The performance of the Brahms sonata also is very fine, although I do feel that beauty is paramount here - rather at the expense of deeper emotional currents. This is eminently civilised music-making which underplays the fire and drama which are surely essential to this late Brahms. I bear in mind that many writers would have us believe that Brahms was “autumnal” at this stage of his life to the exclusion of any stronger character. Turn to Maxim Rysanov (on Onyx) for fire and drama and, in the slow movement, more heartache. In almost every way I find Rysanov - with his admirable pianist Katya Apekisheva - digs more deeply, is more musically searching, making this sonata sound a greater piece than I can ever remember. Rysanov again is preferable in the last two movements - light, more buoyant and finding more humour in the finale, whereas Zimmermann/Gerstein are gentle and warm but not so interesting. To sum up, Rysanov's Brahms has more fibre, more urgency where necessary and certainly a wider expressive range. This Myrios disc would be a perfectly good way to get to know the Brahms sonata, before moving on.

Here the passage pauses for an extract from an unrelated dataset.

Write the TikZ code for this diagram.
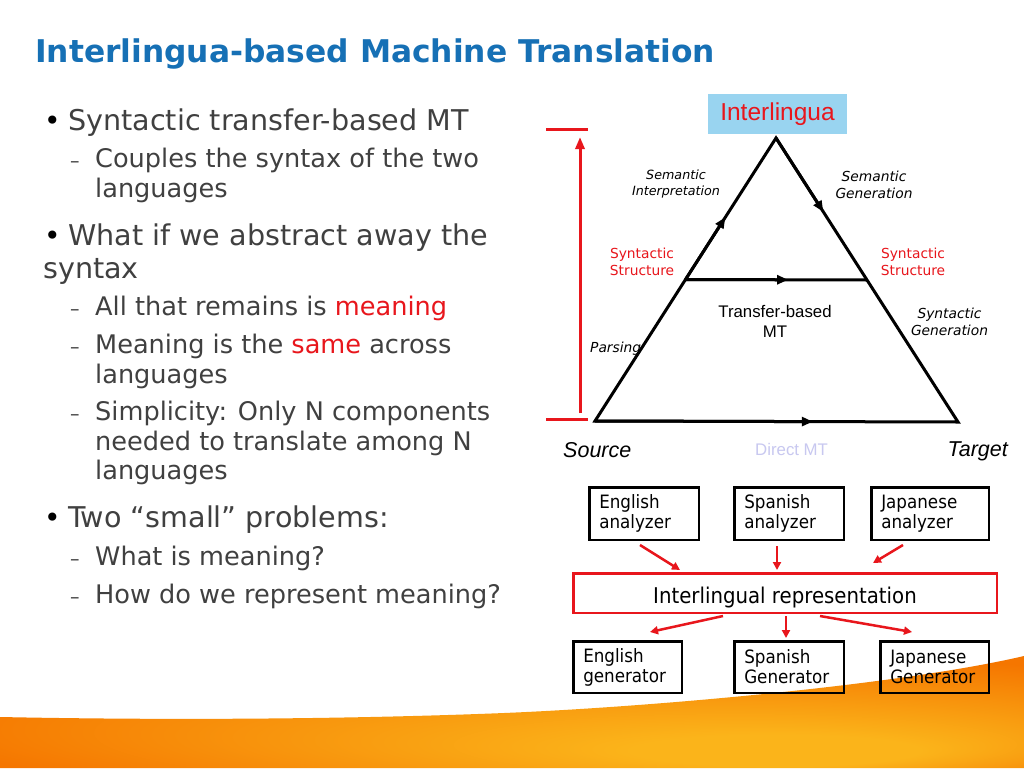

Rysanov has also recorded the Franck sonata … I have raved about him before now and his Franck (from 2007, with Evelyn Chang) often takes my breath away. Compared with Ms. Zimmermann he is just that much more exciting. He achieves a considerably wider dynamic range, greater emotional intensity when needed and his willingness to take risks produces a great sense of involvement. He is capable of reducing his quiet tone to a feathery quality with minimal vibrato without - to my mind - sounding affected. His fortissimos are overwhelming without any sacrifice in quality. I feel that Franck's magnificent sonata needs more tension and striving than Ms. Zimmermann and Gerstein offer, though they are admirable in many ways. Ms. Zimmermann certainly opens out - as at the big climaxes in the last movement - yet that same impeccable taste which suited the Arpeggione Sonata seems to me not quite enough in this most passionate example of French Romanticism. It is as though nothing must interfere with beauty for its own sake. The result is a little too chaste and short on fervour. There is also a trace of self-consciousness here and there, such as the very beginning of the finale. Here Rysanov and Chang achieve simplicity without sounding matter-of-fact. Incidentally, the viola Ms. Zimmermann plays on this CD is not an “old master” but an instrument from 1980 by Étienne Vatelot, who died this year aged 87.
The booklet notes by Stephan Cahen are good on the composers' lives and background to each piece, but about the actual music there is not much beyond general remarks. I should have liked some insight into how each sonata unfolds.